Perhaps emboldened by its apparent victory with the “Hobo,” T/F next targeted Chanel, which is known for aggressively policing its intellectual property rights. But it chose to use images of the reissued version of Chanel’s 2.55 bag, in which an anonymous (and likely unregistered) rectangular clasp has been substituted for the previous version’s interlocking-C clasp. The result is a bag-on-a-bag that has a fairly plain, quilted design, produced in similar — if not identical — form by many other companies. This is key: for fairly intuitive reasons, explained here, when a certain item is available from numerous sources, courts are much less likely to buy a plaintiff’s argument that its product design carries the necessary “secondary meaning” among consumers.
In short, T/F is a clever, saucy little thing.
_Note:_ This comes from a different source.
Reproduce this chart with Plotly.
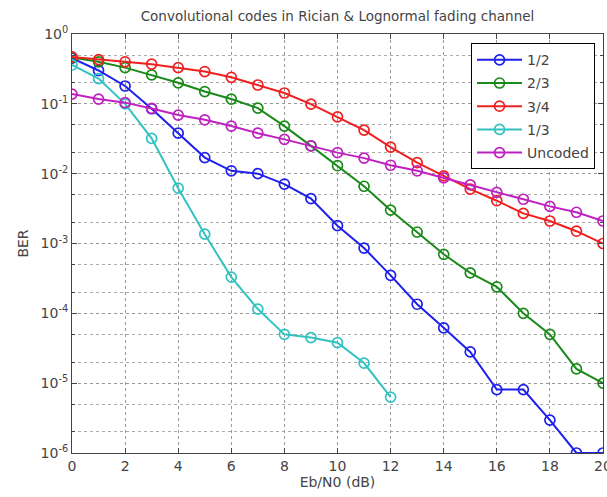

While it’s now nipped at the heels of the 800-pound gorilla of intellectual property, T/F has chosen a rather bland bag, with no copyrightable elements and no readily identifiable trademark, whose design has been in the marketplace for quite a while and has already been copied by numerous third parties. Chanel can sue, of course, but it won’t be able to pack its complaint with the juicy press coverage Hermes had, making it less likely the court will allow the case to move on to the discovery stage of litigation. In fact, T/F might have decided to target Chanel precisely because its legal team is so aggressive, hoping that the circumstances I’ve just listed are compelling enough to get the case thrown out on a motion to dismiss, thereby deterring many would-be plaintiffs from coming after T/F in the future. (“Well, if Chanel lost, then…”) Well played, ladies. Well played.
[This post is for entertainment and informational purposes only, and does not constitute legal advice or create an attorney-client relationship among any individuals or entities. Any views expressed herein are those of the writer on the particular date of this post, and should not necessarily be attributed to his law firm or its clients.]